8. Discovery Center and Insect Zoo
Head up to the second floor and be welcomed into the interactive Discover Center by a polar bear (hint for parents: this is a great photo opp). Here, kids can learn all kinds of things about a variety of animals, such as sounds made by different frogs and how the skeleton of a saber-toothed cat is assembled. In Insect Zoo, the topics covered will be narrowed down to—you guessed it—insects! This is a great place for younger kids to spend a good hour.
9. Museum Store
A memento from your child’s favorite exhibit will almost certainly be available for purchase at the museum’s well-stocked gift shop. Whether it be a book on creating origami butterflies, an ant farm, or dinosaur print pajamas, the store really does have something for everyone. You’ll find the store by walking straight back from the main entrance, past two large dinosaur skeletons.
10. Butterfly Pavilion
Just outside the main entrance to the museum is a magical place where kids can literally frolic among butterflies. Although there is an additional fee to enter, you and your family won’t regret experiencing this seasonal favorite.

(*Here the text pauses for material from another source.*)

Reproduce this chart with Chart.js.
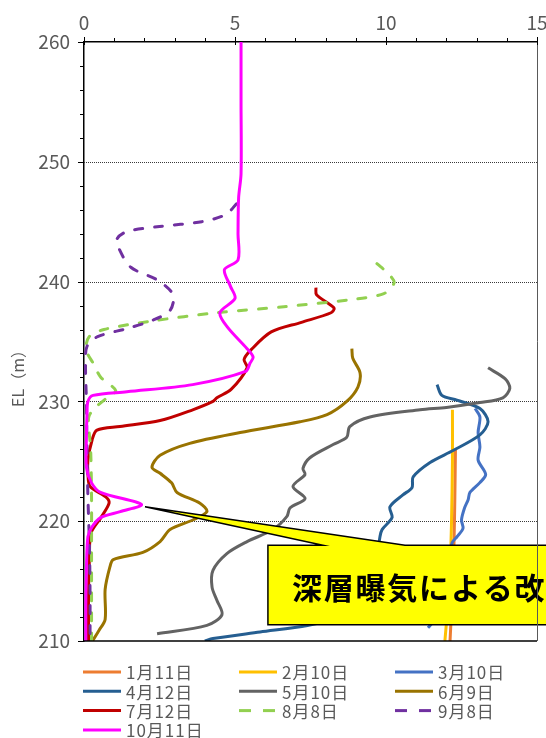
<!DOCTYPE html>
<html>
<head>
<meta charset="utf-8">
<script src="https://cdn.jsdelivr.net/npm/chart.js@4"></script>
<style>
  html, body { margin: 0; padding: 0; background: #fff; }
  #wrap { width: 546px; height: 738px; position: relative; }
</style>
</head>
<body>
<div id="wrap"><canvas id="profile"></canvas></div>
<script>
// Vertical profiles: elevation (m) and measured value for each survey date, top to bottom
const jan11El  = [226.0, 222.0, 218.0, 214.0, 211.0, 210.0];
const jan11Val = [12.3, 12.28, 12.25, 12.2, 12.14, 12.12];

const feb10El  = [229.3, 225.0, 220.0, 216.0, 213.0, 210.0];
const feb10Val = [12.2, 12.2, 12.17, 12.12, 12.05, 11.95];

const mar10El  = [229.4, 228.7, 227.4, 226.2, 225.1, 223.9, 223.2, 222.4, 221.8, 221.1, 220.1, 219.4, 218.7, 218.2, 216.0, 214.0, 212.5, 211.5, 211.1];
const mar10Val = [12.95, 13.11, 13.05, 13.11, 13.05, 13.3, 13.1, 12.78, 12.72, 12.6, 12.5, 12.55, 12.35, 12.19, 12.0, 11.8, 11.65, 11.52, 11.39];

const apr12El  = [231.4, 230.5, 230.1, 229.4, 228.3, 227.2, 225.9, 224.9, 223.7, 222.8, 222.2, 221.2, 220.3, 219.3, 218.7, 217.0, 215.0, 213.0, 212.0, 211.3, 210.75, 210.2, 210.0];
const apr12Val = [11.69, 11.85, 12.35, 13.11, 13.38, 13.11, 12.22, 11.46, 10.9, 10.86, 10.56, 10.13, 10.2, 9.87, 9.8, 9.7, 9.5, 9.0, 8.4, 7.4, 5.83, 4.27, 4.0];

const may10El  = [232.8, 231.9, 231.1, 230.3, 229.9, 229.5, 229.3, 228.7, 227.9, 227.0, 226.4, 225.3, 224.4, 223.9, 222.9, 221.9, 221.1, 220.4, 219.3, 218.3, 217.3, 215.9, 214.5, 213.4, 212.2, 211.3, 210.6];
const may10Val = [13.38, 13.94, 14.1, 13.87, 13.11, 12.0, 11.13, 9.47, 8.8, 8.7, 8.25, 7.48, 7.25, 7.32, 6.92, 7.32, 6.82, 6.72, 6.26, 5.4, 4.73, 4.27, 4.24, 4.4, 4.57, 4.07, 2.42];

const jun9El  = [234.4, 233.6, 232.4, 231.2, 230.0, 228.9, 228.3, 227.4, 226.5, 225.5, 224.5, 224.0, 223.2, 222.4, 221.5, 220.8, 220.1, 219.3, 218.3, 217.4, 216.8, 216.2, 214.3, 211.8, 210.9, 210.0];
const jun9Val = [8.87, 8.9, 9.14, 9.07, 8.7, 8.05, 7.15, 5.17, 3.5, 2.52, 2.25, 2.52, 2.9, 3.08, 3.84, 4.07, 3.6, 2.85, 2.52, 1.95, 0.97, 0.86, 0.7, 0.7, 0.5, 0.28];

const jul12El  = [239.5, 238.9, 237.8, 237.4, 236.6, 235.8, 234.3, 233.5, 232.8, 231.0, 230.3, 230.0, 229.3, 228.4, 227.9, 227.6, 226.8, 225.1, 224.0, 222.9, 222.0, 221.5, 220.3, 219.0, 217.0, 214.0, 210.0];
const jul12Val = [7.68, 7.7, 8.28, 8.18, 7.2, 6.2, 5.53, 5.3, 5.4, 4.87, 4.4, 4.27, 3.6, 2.52, 1.19, 0.43, 0.27, 0.13, 0.13, 0.2, 0.73, 0.83, 0.56, 0.23, 0.18, 0.15, 0.15];

const aug8El  = [241.5, 240.6, 239.9, 239.0, 238.5, 237.9, 237.4, 236.7, 236.0, 235.4, 234.3, 233.2, 232.0, 230.9, 230.3, 229.3, 228.6, 226.0, 222.0, 218.0, 214.0, 210.0];
const aug8Val = [9.7, 10.1, 10.27, 9.93, 8.84, 6.62, 4.4, 2.22, 0.66, 0.17, 0.07, 0.3, 0.56, 1.05, 0.76, 0.3, 0.15, 0.22, 0.25, 0.25, 0.25, 0.25];

const sep8El  = [246.5, 245.6, 245.0, 244.6, 244.2, 243.6, 242.8, 241.2, 240.1, 238.9, 237.6, 236.8, 236.1, 235.4, 234.6, 233.0, 230.0, 226.0, 222.0, 218.0, 214.0, 210.0];
const sep8Val = [5.05, 4.7, 3.9, 2.5, 1.45, 1.1, 1.15, 1.55, 2.45, 2.95, 2.85, 2.3, 1.45, 0.45, 0.1, 0.05, 0.08, 0.1, 0.13, 0.18, 0.2, 0.2];

const oct11El  = [260.0, 255.0, 249.0, 247.0, 244.0, 241.8, 241.0, 239.6, 238.6, 237.4, 236.2, 234.4, 233.7, 233.2, 232.5, 231.4, 230.8, 230.5, 230.0, 229.0, 227.0, 224.5, 223.2, 222.4, 221.4, 220.8, 220.3, 219.5, 218.7, 216.0, 213.0, 210.0];
const oct11Val = [5.2, 5.2, 5.2, 5.12, 5.1, 5.1, 4.65, 4.85, 5.0, 4.5, 4.75, 5.4, 5.6, 5.5, 5.35, 3.6, 1.42, 0.3, 0.13, 0.1, 0.08, 0.08, 0.25, 0.55, 1.9, 1.2, 0.55, 0.26, 0.13, 0.08, 0.06, 0.06];

const seriesLabels = ['1月11日', '2月10日', '3月10日', '4月12日', '5月10日', '6月9日', '7月12日', '8月8日', '9月8日', '10月11日'];
const seriesEl  = [jan11El, feb10El, mar10El, apr12El, may10El, jun9El, jul12El, aug8El, sep8El, oct11El];
const seriesVal = [jan11Val, feb10Val, mar10Val, apr12Val, may10Val, jun9Val, jul12Val, aug8Val, sep8Val, oct11Val];

const seriesColors = ['#ED7D31', '#FFC000', '#4472C4', '#255E91', '#636363', '#997300', '#C00000', '#92D050', '#7030A0', '#FF00FF'];
const dashedSeries = ['8月8日', '9月8日'];

// Callout pointing at the October peak, placed in axis units
const callout = {
  text: '深層曝気による改',
  tipX: 2.02, tipEl: 221.2,
  left: 6.09, top: 218.0, bottom: 211.35,
  baseFrom: 7.91, baseTo: 10.63
};

const axisTitle = 'EL（m）';
const axisGrey = '#595959';
const fontFamily = '"Noto Sans CJK JP", "Noto Sans", sans-serif';

function toPoints(el, val) {
  return el.map((e, i) => ({ x: val[i], y: e }));
}

const datasets = seriesLabels.map((label, i) => {
  const dashed = dashedSeries.includes(label);
  return {
    label: label,
    data: toPoints(seriesEl[i], seriesVal[i]),
    showLine: true,
    borderColor: seriesColors[i],
    backgroundColor: seriesColors[i],
    borderWidth: 3,
    borderDash: dashed ? [8, 12] : [],
    borderCapStyle: dashed ? 'round' : 'butt',
    borderJoinStyle: 'round',
    pointRadius: 0,
    tension: 0.3,
    order: seriesLabels.length - i
  };
});

// Dotted horizontal grid at every 10 m, drawn under the profiles
const dottedGrid = {
  id: 'dottedGrid',
  beforeDatasetsDraw(chart) {
    const { ctx, chartArea: a, scales: { y } } = chart;
    ctx.save();
    ctx.strokeStyle = '#3a3a3a';
    ctx.lineWidth = 1;
    ctx.setLineDash([1, 1]);
    ctx.beginPath();
    for (let v = 220; v < 260; v += 10) {
      const py = Math.round(y.getPixelForValue(v)) + 0.5;
      ctx.moveTo(a.left, py);
      ctx.lineTo(a.right, py);
    }
    ctx.stroke();
    ctx.restore();
  }
};

// Axis tick marks (major and minor), right/bottom frame and the vertical axis title
const axisTicks = {
  id: 'axisTicks',
  afterDraw(chart) {
    const { ctx, chartArea: a, scales: { x, y } } = chart;
    ctx.save();
    ctx.strokeStyle = '#595959';
    ctx.lineWidth = 1;
    ctx.beginPath();
    ctx.moveTo(a.right + 0.5, a.top);
    ctx.lineTo(a.right + 0.5, a.bottom);
    ctx.stroke();
    ctx.strokeStyle = '#000';
    ctx.lineWidth = 1.5;
    ctx.beginPath();
    ctx.moveTo(a.left, a.bottom);
    ctx.lineTo(a.right, a.bottom);
    ctx.stroke();

    ctx.lineWidth = 1;
    ctx.beginPath();
    for (let v = 0; v <= 15; v++) {
      const px = Math.round(x.getPixelForValue(v)) + 0.5;
      const major = v % 5 === 0;
      ctx.moveTo(px, a.top - (major ? 5 : 4));
      ctx.lineTo(px, a.top + (major ? 3 : 0));
    }
    for (let v = 210; v <= 260; v += 2) {
      const py = Math.round(y.getPixelForValue(v)) + 0.5;
      const major = v % 10 === 0;
      ctx.moveTo(a.left - (major ? 6 : 4), py);
      ctx.lineTo(a.left, py);
    }
    ctx.stroke();

    ctx.translate(18, a.top + (a.bottom - a.top) * 0.555);
    ctx.rotate(-Math.PI / 2);
    ctx.fillStyle = axisGrey;
    ctx.font = '16px ' + fontFamily;
    ctx.textAlign = 'center';
    ctx.textBaseline = 'middle';
    ctx.fillText(axisTitle, 0, 0);
    ctx.restore();
  }
};

// Yellow annotation box with its pointer
const calloutBox = {
  id: 'calloutBox',
  afterDatasetsDraw(chart) {
    const { ctx, scales: { x, y } } = chart;
    const L = x.getPixelForValue(callout.left);
    const T = y.getPixelForValue(callout.top);
    const B = y.getPixelForValue(callout.bottom);
    const R = chart.width + 20;
    ctx.save();
    ctx.beginPath();
    ctx.moveTo(L, T);
    ctx.lineTo(x.getPixelForValue(callout.baseFrom), T);
    ctx.lineTo(x.getPixelForValue(callout.tipX), y.getPixelForValue(callout.tipEl));
    ctx.lineTo(x.getPixelForValue(callout.baseTo), T);
    ctx.lineTo(R, T);
    ctx.lineTo(R, B);
    ctx.lineTo(L, B);
    ctx.closePath();
    ctx.fillStyle = '#FFFF00';
    ctx.fill();
    ctx.strokeStyle = '#000';
    ctx.lineWidth = 1.5;
    ctx.lineJoin = 'miter';
    ctx.stroke();

    ctx.fillStyle = '#000';
    ctx.font = 'bold 30px ' + fontFamily;
    ctx.textBaseline = 'middle';
    ctx.letterSpacing = '1.8px';
    ctx.fillText(callout.text, L + 24, (T + B) / 2 + 3);
    ctx.restore();
  }
};

// Three-column legend under the plot
const gridLegend = {
  id: 'gridLegend',
  afterDraw(chart) {
    const { ctx, chartArea: a } = chart;
    ctx.save();
    ctx.font = '17px ' + fontFamily;
    ctx.textBaseline = 'middle';
    ctx.letterSpacing = '1px';
    chart.data.datasets.forEach((ds, i) => {
      const col = i % 3;
      const row = Math.floor(i / 3);
      const x0 = a.left - 1 + col * 156;
      const yy = a.bottom + 31 + row * 19.3;
      ctx.strokeStyle = ds.borderColor;
      ctx.lineWidth = 3;
      ctx.lineCap = 'butt';
      ctx.setLineDash(ds.borderDash.length ? [12, 12] : []);
      ctx.beginPath();
      ctx.moveTo(x0, yy);
      ctx.lineTo(x0 + 38, yy);
      ctx.stroke();
      ctx.fillStyle = axisGrey;
      ctx.fillText(ds.label, x0 + 43, yy + 1);
    });
    ctx.restore();
  }
};

new Chart(document.getElementById('profile'), {
  type: 'scatter',
  data: { datasets: datasets },
  plugins: [dottedGrid, axisTicks, calloutBox, gridLegend],
  options: {
    responsive: true,
    maintainAspectRatio: false,
    animation: false,
    events: [],
    layout: { padding: { top: 0, left: 0, right: 9, bottom: 97 } },
    scales: {
      x: {
        type: 'linear',
        position: 'top',
        min: 0,
        max: 15,
        afterFit: s => { s.height = 42; s.paddingRight = 0; s.paddingLeft = 0; },
        ticks: {
          stepSize: 1,
          autoSkip: false,
          maxRotation: 0,
          padding: 8,
          color: axisGrey,
          font: { family: fontFamily, size: 19 },
          callback: v => (v % 5 === 0 ? String(v) : '')
        },
        grid: { drawOnChartArea: false, drawTicks: false },
        border: { display: true, color: '#000', width: 1.5 }
      },
      y: {
        type: 'linear',
        min: 210,
        max: 260,
        afterFit: s => { s.width = 84; },
        ticks: {
          stepSize: 2,
          autoSkip: false,
          padding: 14,
          color: axisGrey,
          font: { family: fontFamily, size: 19 },
          callback: v => (v % 10 === 0 ? String(v) : '')
        },
        grid: { drawOnChartArea: false, drawTicks: false },
        border: { display: true, color: '#000', width: 1.5 }
      }
    },
    plugins: {
      legend: { display: false },
      tooltip: { enabled: false }
    }
  }
});
</script>
</body>
</html>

Watch and enjoy as butterflies mingle with each other and interact with the surrounding plant life. Keep in mind this is a seasonal feature, so go here for dates and hours
You’ll notice during your trip that quite a few signs describe the perks of a museum membership. For very reasonable prices, you and your family will have unlimited free admission to the Natural History Museum, the Page Museum and the La Brea Tar Pits, and the William S. Hartman Museum. More benefits include discounts at the Museum Store, free tickets to the Butterfly Pavilion and Spider Pavilion, and priority tickets to various programs. If you love the museum and your kids are likely to return again, we highly recommend becoming a member. And as mentioned, be sure to check out fun family activities like First Fridays, Dinosaur Encounters, Nature Walks, Behind-the-Scenes Tours, Critter Club, and more!